Adelaide University Sport clubs are involved in shaping young people not only in sport but in life. Many clubs may engage a person at the start of the year who is attending the University but not yet over the age of 18. Adelaide University Sport and our 35 different sporting clubs value the contribution of young people and want to ensure that we are providing a safe and supportive environment for them.
Matt Mooney, President of the Adelaide University Rugby Club, acknowledges the value of having official juniors at the club. “The culture of our club has changed over the last few years and has seen a real shift in how we talk about difficult issues that affect young people. We want to ensure children and young people are safe to achieve their best, both on and off the pitch and is only achieved through a communal commitment and awareness of not just what is required to comply with the law but also how to openly deal with child safety concerns, when and if they happen.”
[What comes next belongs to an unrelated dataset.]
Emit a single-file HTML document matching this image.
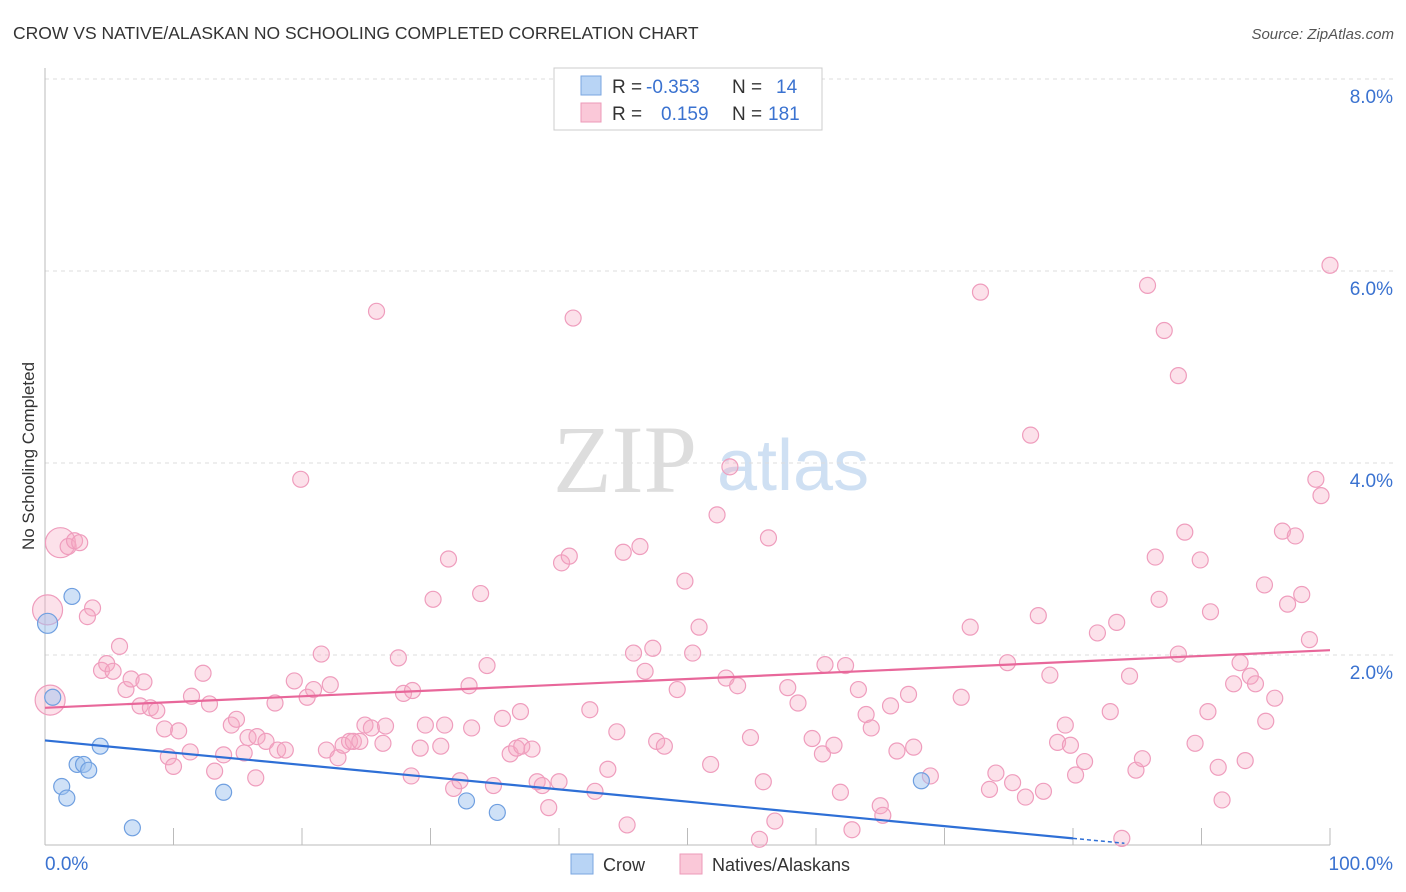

For a club that does not have an official junior program, it is still important to consider the implication of those under the age of 18. The Adelaide University Basketball Club has been proactive with this approach. "We aim to be an inclusive club and welcome all new uni students who are interested in playing, so this means we often have a handful of juniors joining, especially during O'Week", says Ellen Schultz, the club's Vice President. She goes on to say, "staying on top of Child Safe Environment requirements means we don't have to turn anyone away. In addition to this, having large numbers of new students at the start of the year can be chaotic sometimes so it's better from a risk management perspective to be proactive, so there's no chance of any non-compliance issues arising. A number of our players also have kids who are often around at club events."
To support ALL Adelaide University Sport clubs who manage members who are under the age of 18, we provide a number of resources outlining what our clubs need to have in place to ensure that their club culture is inclusive and supportive. Our Sport Development Officer, Sara Lane says, “we have recently reviewed our resources for clubs and this was done due to the fact that from 1 July 2019, the State Government’s Department of Human Services has now introduced new screening laws for people working with, or volunteering with children. We will be here to support our clubs through this change and be there to support our youngest members".
In summary, if you have control over, lead, assist or have access to personal information of children or young person, you will need the new Working with Children Check from 1 July 2019. All Adelaide University Sport Clubs are reminded to look over the updated information to see what your club needs to do.